2025年8月19日、ロシアはウクライナ中部ポルタヴァ州のエネルギー施設に対し、大規模なドローンおよびミサイル攻撃を実施し、甚大な被害と大規模な火災を引き起こしました。特にガス輸送施設が大きな影響を受けました。この攻撃は、ウクライナのゼレンスキー大統領とアメリカのトランプ前大統領がホワイトハウスでウクライナへの安全保障上の保証について協議する首脳会談と同日に行われました。
この攻撃は、外交努力が進められる中でも紛争の継続的な不安定さと、ウクライナのインフラに対するロシアの継続的な攻撃能力を浮き彫りにしました。ウクライナのエネルギー省は、この攻撃が国際人道法に対する直接的な違反であると非難し、国際社会に対してロシアへの制裁強化と、ウクライナの重要インフラ保護のための追加支援を呼びかけました。ポルタヴァ州のクレメンチュークでは、住宅やエネルギーインフラも被害を受け、リュベンスキー地区では1,471戸の住宅と119の事業所が停電しました。

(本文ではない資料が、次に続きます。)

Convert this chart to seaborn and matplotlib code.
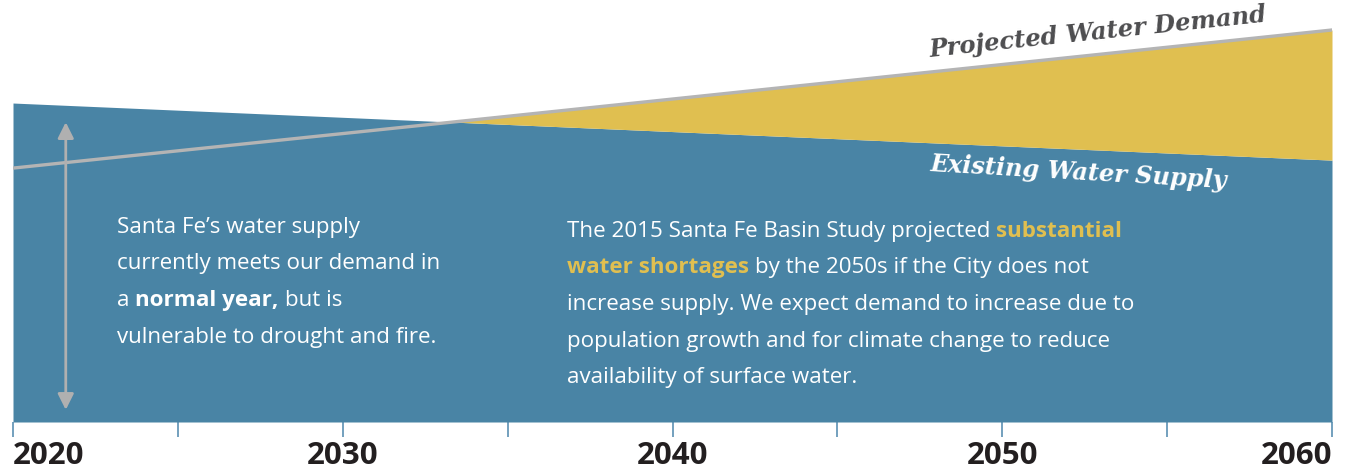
import numpy as np
import matplotlib
matplotlib.use("Agg")
import matplotlib.pyplot as plt
import seaborn as sns

# Data (index units)
years = [2020, 2060]
supply = [100.0, 82.1]      # existing water supply
demand = [79.6, 122.9]      # projected water demand
tick_years = [2020, 2030, 2040, 2050, 2060]
tick_labels = ["2020", "2030", "2040", "2050", "2060"]
minor_years = [2025, 2035, 2045, 2055]

BLUE = "#4984a5"
YELLOW = "#e0bf50"
GREY = "#b4b4b4"
TICK = "#5b90b3"
W, H = 1350, 470

sns.set_theme(style="white")
plt.rcParams["font.family"] = ["Open Sans", "DejaVu Sans"]

fig = plt.figure(figsize=(W / 100, H / 100), dpi=100)
ax = fig.add_axes([13 / W, 48 / H, 1319 / W, 422 / H])

x = np.array(years, dtype=float)
s = np.array(supply)
d = np.array(demand)

# supply area and shortage area
ax.fill_between(x, 0, s, color=BLUE, lw=0)
ax.fill_between(x, s, d, where=d > s, interpolate=True, color=YELLOW, lw=0)
sns.lineplot(x=years, y=demand, ax=ax, color=GREY, lw=2.4)

ax.set_xlim(2020, 2060)
ax.set_ylim(0, 132.3)
for sp in ax.spines.values():
    sp.set_visible(False)
ax.set_yticks([])
ax.set_ylabel("")
ax.set_xticks(tick_years)
ax.set_xticklabels(tick_labels)
ax.set_xticks(minor_years, minor=True)
ax.tick_params(axis="x", which="both", direction="out", length=11, width=1.2,
               color=TICK, bottom=True)
ax.tick_params(axis="x", which="major", pad=3, labelsize=22.5, labelcolor="#231f20")
for lab in ax.get_xticklabels():
    lab.set_fontweight("bold")
labs = ax.get_xticklabels()
labs[0].set_ha("left")
labs[-1].set_ha("right")

# double arrow on the left
ax.annotate("", xy=(2021.6, 94.0), xytext=(2021.6, 3.8),
            arrowprops=dict(arrowstyle="<|-|>", color="#b0b0b0", lw=2,
                            mutation_scale=24, shrinkA=0, shrinkB=0))


def fx(px):
    return px / W


def fy(py):
    return 1 - py / H


# series labels
fig.text(fx(930), fy(57), "Projected Water Demand", family="DejaVu Serif",
         style="italic", weight="bold", fontsize=17.5, color="#4d4d4f",
         rotation=6, rotation_mode="anchor", ha="left", va="baseline")
fig.text(fx(930), fy(171), "Existing Water Supply", family="DejaVu Serif",
         style="italic", weight="bold", fontsize=17.3, color="white",
         rotation=-3.3, rotation_mode="anchor", ha="left", va="baseline")

renderer = fig.canvas.get_renderer()
BODY = 16.1


def text_width(txt, weight):
    t = fig.text(0, 0, txt, fontsize=BODY, weight=weight)
    w = t.get_window_extent(renderer).width
    t.remove()
    return w


def rich_line(px, py, parts):
    for i, (txt, weight, color) in enumerate(parts):
        if i > 0:
            px += text_width("x x", weight) - text_width("xx", weight)
        t = fig.text(fx(px), fy(py), txt, fontsize=BODY, weight=weight,
                     color=color, ha="left", va="baseline")
        px += t.get_window_extent(renderer).width


left_lines = [
    [("Santa Fe’s water supply", "normal", "white")],
    [("currently meets our demand in", "normal", "white")],
    [("a", "normal", "white"), ("normal year,", "bold", "white"), ("but is", "normal", "white")],
    [("vulnerable to drought and fire.", "normal", "white")],
]
right_lines = [
    [("The 2015 Santa Fe Basin Study projected", "normal", "white"),
     ("substantial", "bold", YELLOW)],
    [("water shortages", "bold", YELLOW),
     ("by the 2050s if the City does not", "normal", "white")],
    [("increase supply. We expect demand to increase due to", "normal", "white")],
    [("population growth and for climate change to reduce", "normal", "white")],
    [("availability of surface water.", "normal", "white")],
]

for i, parts in enumerate(left_lines):
    rich_line(117, 233 + i * 36.5, parts)
for i, parts in enumerate(right_lines):
    rich_line(567, 237 + i * 36.5, parts)

fig.savefig("out.png", dpi=100)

一方、ホワイトハウスでの会談では、ゼレンスキー大統領とトランプ前大統領は、ウクライナの将来的な安全保障について議論しました。トランプ氏は、欧州諸国が防衛の最前線に立つことを強調しつつ、米国も支援する意向を示しましたが、具体的な支援の内容や米軍の派遣については明確にされていません。ゼレンスキー大統領は、この会談を「大きな前進」と評価しましたが、安全保障上の保証の具体的な内容や平和への道筋については依然として不透明な部分が残されています。トランプ氏は、ロシアのプーチン大統領との三者会談の準備を開始すると発表しましたが、その実現時期や場所は未定です。
国連の報告によると、2025年7月にはウクライナでの民間人の死傷者数が過去3年間で最多となり、286人が死亡、1,388人が負傷しました。この増加は、特にロシア軍による空中爆弾の使用が原因であり、前月と比較して大幅に増加しています。また、ウクライナのドローンによるロシア国内の標的への攻撃も活発化しており、7月には23,000以上のロシアの標的に攻撃を行い、5,000人以上のロシア兵を殺害したとされています。これらのドローンは、ロシアの石油精製能力の約13.5%を停止させ、燃料価格の高騰を招くなど、ロシア経済にも影響を与えています。
このような状況下で、ウクライナへの安全保障上の保証に関する議論は、紛争の終結と将来の安定に向けた重要な一歩ですが、その具体的な内容と実現可能性については、引き続き注視が必要です。日本も、ウクライナへの安全保障の保証に関与する意向を示しており、具体的な支援策が今後の議論で固められることが期待されています。